◆ **Information given**:
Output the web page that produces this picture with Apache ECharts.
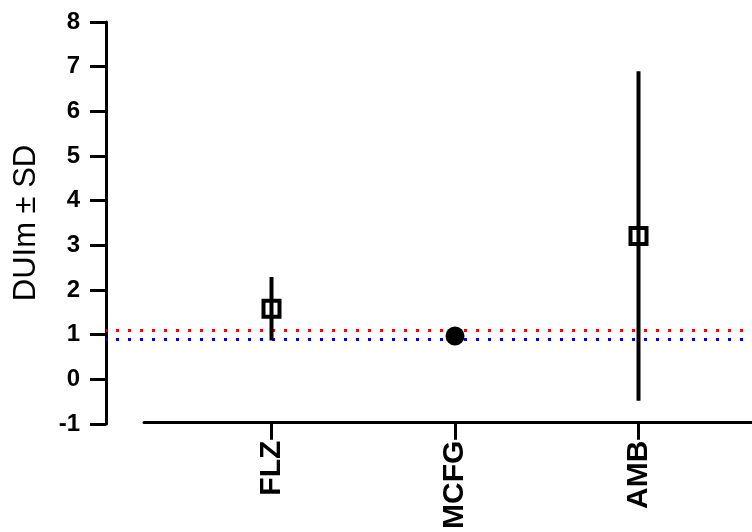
<!DOCTYPE html>
<html>
<head>
<meta charset="utf-8">
<script src="https://cdn.jsdelivr.net/npm/echarts@6/dist/echarts.min.js"></script>
<style>
html,body{margin:0;padding:0;background:#fff;}
#chart{width:752px;height:532px;}
</style>
</head>
<body>
<div id="chart"></div>
<script>
const categories = ['FLZ', 'MCFG', 'AMB'];
const means = [1.58, 0.97, 3.21];
const sds = [0.71, 0, 3.69];
const markerSymbols = ['rect', 'circle', 'rect'];
const markerFilled = [false, true, false];
const refUpper = 1.1;
const refLower = 0.9;
const yTicks = [-1, 0, 1, 2, 3, 4, 5, 6, 7, 8];

const positions = categories.map((c, i) => i + 1);
const FONT = '"Liberation Sans", Arial, sans-serif';

const chart = echarts.init(document.getElementById('chart'), null, {renderer: 'canvas'});

const option = {
  animation: false,
  backgroundColor: '#fff',
  grid: [
    {left: 106, right: 0, top: 22, bottom: 108, containLabel: false},
    {left: 144, right: 0, top: 22, bottom: 108, containLabel: false}
  ],
  xAxis: [
    {gridIndex: 0, type: 'value', min: 0.0981, max: 3.6185, show: false},
    {
      gridIndex: 1, type: 'value', min: 0.3052, max: 3.6185,
      splitLine: {show: false},
      axisLine: {show: true, onZero: false, lineStyle: {color: '#000', width: 3}},
      axisTick: {show: true, customValues: positions, length: 17, lineStyle: {color: '#000', width: 3}},
      axisLabel: {
        show: true, customValues: positions, rotate: 90, margin: 18,
        fontFamily: FONT, fontSize: 30, fontWeight: 'bold', color: '#000',
        formatter: v => categories[Math.round(v) - 1] || ''
      }
    }
  ],
  yAxis: [
    {
      gridIndex: 0, type: 'value', min: yTicks[0], max: yTicks[yTicks.length - 1], interval: 1,
      name: 'DUIm ± SD', nameLocation: 'middle', nameRotate: 90, nameGap: 64,
      nameTextStyle: {fontFamily: FONT, fontSize: 31, color: '#000'},
      splitLine: {show: false},
      axisLine: {show: true, lineStyle: {color: '#000', width: 3}},
      axisTick: {show: true, length: 16, lineStyle: {color: '#000', width: 3}},
      axisLabel: {margin: 26, fontFamily: FONT, fontSize: 24, fontWeight: 'bold', color: '#000'}
    },
    {gridIndex: 1, type: 'value', min: -1, max: 8, show: false}
  ],
  series: [
    {
      type: 'scatter', xAxisIndex: 0, yAxisIndex: 0, data: [], symbolSize: 0, z: 1,
      markLine: {
        silent: true, symbol: 'none', label: {show: false}, z: 1,
        lineStyle: {width: 3, type: [3, 9], dashOffset: 2},
        data: [
          {yAxis: refUpper, lineStyle: {color: '#ff0000'}},
          {yAxis: refLower, lineStyle: {color: '#0000ff'}}
        ]
      }
    },
    {
      type: 'custom', xAxisIndex: 0, yAxisIndex: 0, z: 8,
      data: positions.map((x, i) => [x, means[i], sds[i]]),
      renderItem: function (params, api) {
        const x = api.value(0), m = api.value(1), s = api.value(2);
        if (!s) return null;
        const top = api.coord([x, m + s]);
        const bot = api.coord([x, m - s]);
        return {
          type: 'line',
          shape: {x1: top[0], y1: top[1], x2: bot[0], y2: bot[1]},
          style: {stroke: '#000', lineWidth: 4}
        };
      }
    },
    {
      type: 'scatter', xAxisIndex: 0, yAxisIndex: 0, z: 10,
      data: positions.map((x, i) => ({
        value: [x, means[i]],
        symbol: markerSymbols[i],
        symbolSize: markerFilled[i] ? 19 : 16,
        itemStyle: markerFilled[i]
          ? {color: '#000', borderWidth: 0, opacity: 1}
          : {color: 'rgba(0,0,0,0)', borderColor: '#000', borderWidth: 4, opacity: 1}
      }))
    }
  ]
};
chart.setOption(option);
</script>
</body>
</html>
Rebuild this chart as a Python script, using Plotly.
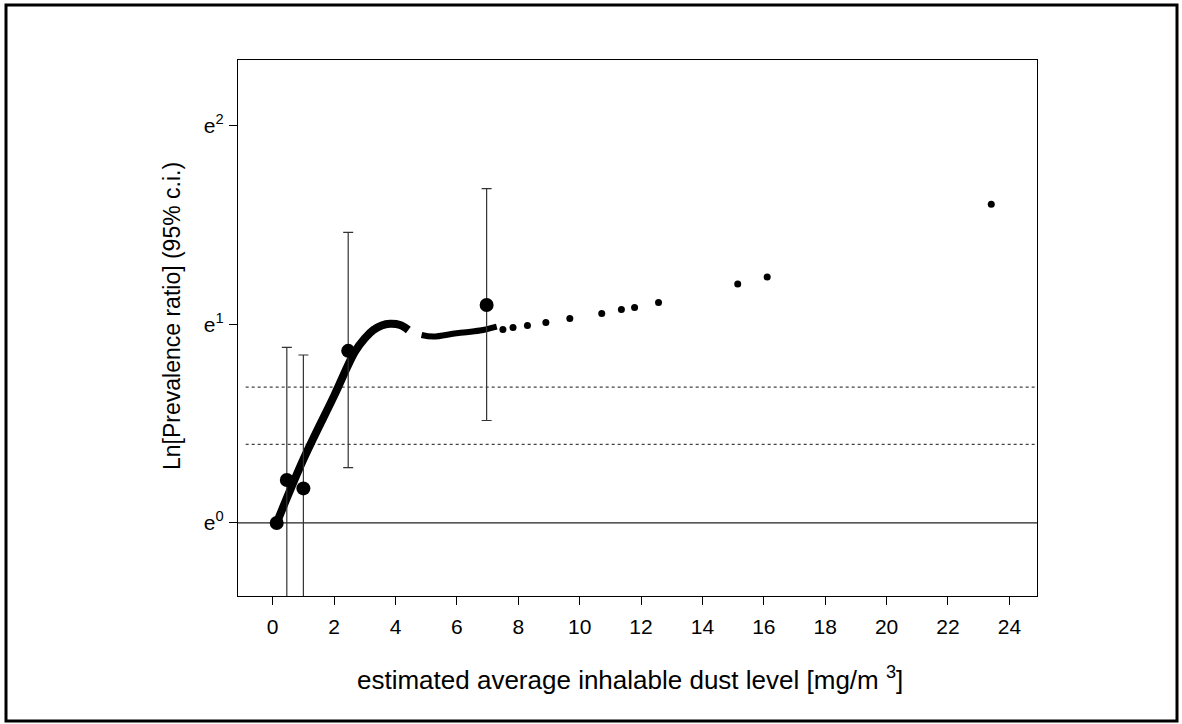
import plotly.graph_objects as go

# Category estimates (big dots) with 95% c.i.
pt_x = [0.13, 0.46, 1.0, 2.46, 6.97]
pt_y = [0.0, 0.216, 0.174, 0.867, 1.098]
pt_hi = [0.0, 0.884, 0.846, 1.464, 1.684]
pt_lo = [0.0, -0.6, -0.6, 0.279, 0.516]

# Smoothed curve (thick line), two segments
c1_x = [0.13, 1.0, 2.0, 2.68, 3.0, 3.28, 3.55, 3.82, 4.15, 4.42]
c1_y = [0.0, 0.32, 0.64, 0.863, 0.93, 0.972, 0.995, 1.003, 0.997, 0.972]
c2_x = [4.85, 5.23, 5.99, 6.75, 7.30]
c2_y = [0.947, 0.939, 0.956, 0.969, 0.989]

# Isolated curve dots at higher exposures
d_x = [7.50, 7.83, 8.30, 8.90, 9.68, 10.72, 11.36, 11.79, 12.57, 15.15, 16.11, 23.41]
d_y = [0.975, 0.985, 0.995, 1.010, 1.030, 1.055, 1.075, 1.085, 1.110, 1.204, 1.239, 1.605]

# Dotted reference lines
ref_levels = [0.684, 0.396]

x_ticks = list(range(0, 25, 2))
y_tick_vals = [0, 1, 2]
y_tick_text = ["e<sup>0</sup>", "e<sup>1</sup>", "e<sup>2</sup>"]

X_TITLE = "estimated average inhalable dust level [mg/m <sup>3</sup>]"
Y_TITLE = "Ln[Prevalence ratio] (95% c.i.)"

X_MIN, X_MAX = -1.13, 24.9
Y_MIN, Y_MAX = -0.368, 2.332

FONT = "Liberation Sans, Arial, sans-serif"

fig = go.Figure()

for lvl in ref_levels:
    fig.add_trace(go.Scatter(x=[X_MIN + 0.25, X_MAX], y=[lvl, lvl], mode="lines",
                             line=dict(color="#444444", width=1.3, dash="dot"),
                             hoverinfo="skip", showlegend=False))

fig.add_trace(go.Scatter(x=[X_MIN, X_MAX], y=[0, 0], mode="lines",
                         line=dict(color="#222222", width=1.3),
                         hoverinfo="skip", showlegend=False))

fig.add_trace(go.Scatter(x=c1_x, y=c1_y, mode="lines",
                         line=dict(color="black", width=8, shape="spline"),
                         showlegend=False))
fig.add_trace(go.Scatter(x=c2_x, y=c2_y, mode="lines",
                         line=dict(color="black", width=6, shape="spline"),
                         showlegend=False))
fig.add_trace(go.Scatter(x=d_x, y=d_y, mode="markers",
                         marker=dict(color="black", size=7),
                         showlegend=False))

fig.add_trace(go.Scatter(
    x=pt_x, y=pt_y, mode="markers",
    marker=dict(color="black", size=14),
    error_y=dict(type="data", symmetric=False,
                 array=[h - y for h, y in zip(pt_hi, pt_y)],
                 arrayminus=[y - l for y, l in zip(pt_y, pt_lo)],
                 color="#333333", thickness=1.2, width=5),
    cliponaxis=True, showlegend=False))

fig.update_xaxes(range=[X_MIN, X_MAX], tickvals=x_ticks, ticks="outside", ticklen=8,
                 tickcolor="black", showline=True, linecolor="black", linewidth=1.2,
                 mirror=True, showgrid=False, zeroline=False, ticklabelstandoff=4,
                 tickfont=dict(family=FONT, size=21, color="black"))
fig.update_yaxes(range=[Y_MIN, Y_MAX], tickvals=y_tick_vals, ticktext=y_tick_text,
                 ticks="outside", ticklen=8, tickcolor="black", showline=True,
                 linecolor="black", linewidth=1.2, mirror=True, showgrid=False,
                 zeroline=False, ticklabelstandoff=1,
                 tickfont=dict(family=FONT, size=21, color="black"))

L, R, T, B = 238, 145, 60, 128
W, H = 1182, 724
pw, ph = W - L - R, H - T - B

fig.add_annotation(text=X_TITLE, xref="paper", yref="paper",
                   x=(630 - L) / pw, y=(H - B - 678) / ph,
                   xanchor="center", yanchor="middle", showarrow=False,
                   font=dict(family=FONT, size=26, color="black"))
fig.add_annotation(text=Y_TITLE, xref="paper", yref="paper",
                   x=(172 - L) / pw, y=(H - B - 316) / ph, textangle=-90,
                   xanchor="center", yanchor="middle", showarrow=False,
                   font=dict(family=FONT, size=23, color="black"))

fig.add_shape(type="rect", xref="paper", yref="paper",
              x0=(6 - L) / pw, x1=(1177 - L) / pw,
              y0=(H - B - 721) / ph, y1=(H - B - 5) / ph,
              line=dict(color="black", width=3), fillcolor="rgba(0,0,0,0)")

fig.update_layout(width=W, height=H, margin=dict(l=L, r=R, t=T, b=B),
                  plot_bgcolor="white", paper_bgcolor="white",
                  font=dict(family=FONT, color="black"))

fig.write_html("out.html", config={"displayModeBar": False},
               post_script="document.body.style.margin='0';document.body.style.overflow='hidden';")
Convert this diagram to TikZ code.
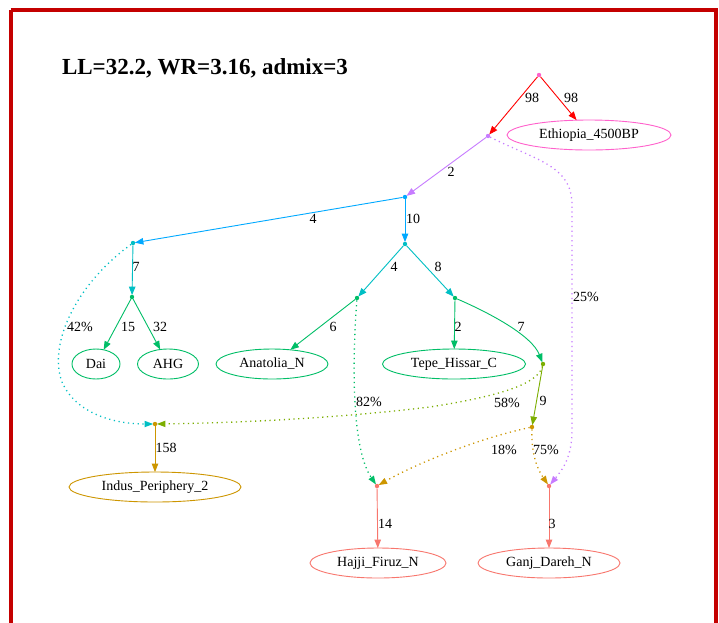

◆ **Task prompt**: Check each line of the material above for "with" and say how many lines contain it, giving the number alone.

◆ **Task solution**: 2